15.09.2017

Bindungswirkung einer tatsächlichen Verständigung

Eine sog. tatsächliche Verständigung zwischen dem Steuerpflichtigen und dem Finanzamt entfaltet keine Bindungswirkung, wenn die Geschäftsgrundlage, die der Verständigung zugrunde lag, von vornherein gefehlt hat und die Beteiligten dies erst später merken.

Hintergrund

Mit einer tatsächlichen Verständigung kann man sich mit dem Finanzamt über einen streitigen Sachverhalt einigen, z.B. über die Größe oder den Grad der Bodenverunreinigung eines Grundstücks. Diese tatsächliche Verständigung ist dann für beide bindend. Eine tatsächliche Verständigung über Rechtsfragen, d.h. über die rechtliche Wertung des Sachverhalts, ist hingegen nicht zulässig.

Sachverhalt

Die Kläger machten im Veranlagungszeitraum 2007 einen Verlust aus einer Auflösung einer GmbH geltend. Im Klageverfahren vor dem Finanzgericht (FG) trafen die Kläger auf Vorschlag des FG eine tatsächliche Verständigung mit dem Finanzamt, dass der Auflösungsverlust bereits im Veranlagungszeitraum 2005 zu berücksichtigen sei; dabei gingen die Kläger und das Finanzamt davon aus, dass gegen den Bescheid für 2005 noch ein Einspruch anhängig sei. Als das Finanzamt den Bescheid für 2005 zu Gunsten der Kläger ändern wollte, stellte sich heraus, dass der Einspruch gegen den Bescheid für 2005 bereits vor Längerem zurückgenommen worden war und der Bescheid für 2005 nicht mehr geändert werden konnte. Die Kläger führten nun ihre Klage gegen den Bescheid für 2007 fort.

Entscheidung

Der Bundesfinanzhof (BFH) gaben der Klage in verfahrensrechtlicher Hinsicht statt und verwies die Sache zur weiteren Aufklärung an das FG zurück:

  • Zwar sind die Beteiligten grundsätzlich an eine tatsächliche Verständigung gebunden, so dass danach der Auflösungsverlust an sich im Jahr 2005 dem Grunde als entstanden gilt.
  • Diese Bindung kann aber ausnahmsweise nachträglich entfallen, wenn eine Geschäftsgrundlage, die die Beteiligten irrtümlich angenommen haben, entweder von vornherein gefehlt hat oder wenn sie nachträglich weggefallen ist und wenn einem der beiden Beteiligten ein Festhalten an der tatsächlichen Verständigung nicht mehr zuzumuten ist; dieser Beteiligte kann dann von der tatsächlichen Verständigung zurücktreten.
  • Im Streitfall sind sowohl die Kläger als auch das Finanzamt bei Abschluss der tatsächlichen Verständigung davon ausgegangen, dass der Verlust noch im Bescheid für 2005 berücksichtigt werden kann, weil gegen diesen Bescheid Einspruch eingelegt worden ist.

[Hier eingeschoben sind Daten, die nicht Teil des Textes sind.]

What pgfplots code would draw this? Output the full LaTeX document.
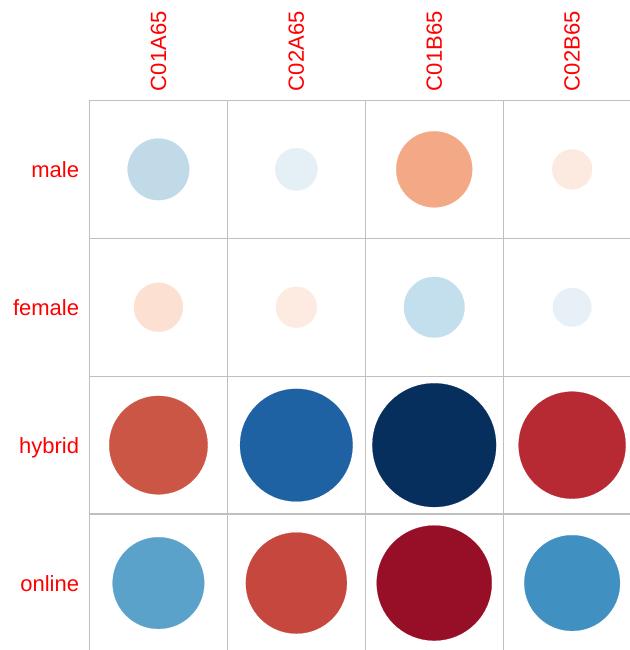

Sie hätten die Verständigung nicht getroffen, wenn sie gewusst hätten, dass der Verlust aus verfahrensrechtlichen Gründen gar nicht mehr berücksichtigt werden kann. Daher konnten die Kläger von der tatsächlichen Verständigung zurücktreten.

Hinweise

Das FG muss nun im 2. Rechtsgang ermitteln, ob und ggf. in welcher Höhe im Jahr 2007 ein Auflösungsverlust zu berücksichtigen ist.

Unbeachtlich war, dass die Kläger hätten erkennen können, dass der Einspruch gegen den Bescheid für 2005 bereits zurückgenommen worden war. Denn auch das Finanzamt hätte dies erkennen können. Im Ergebnis kommt es also nicht darauf an, ob die Fehlvorstellung der Kläger unverschuldet war. Dennoch sollte in der Praxis eine tatsächliche Verständigung, die Auswirkungen auf andere Zeiträume hat, nur nach gründlicher Prüfung der verfahrensrechtlichen Umsetzbarkeit und der steuerlichen Folgen getroffen werden.

Hinweis: Dieser Artikel ist vom 15.09.2017. Bitte achten Sie darauf, dass Informationen zu der genannten Thematik bereits überholt sein könnten.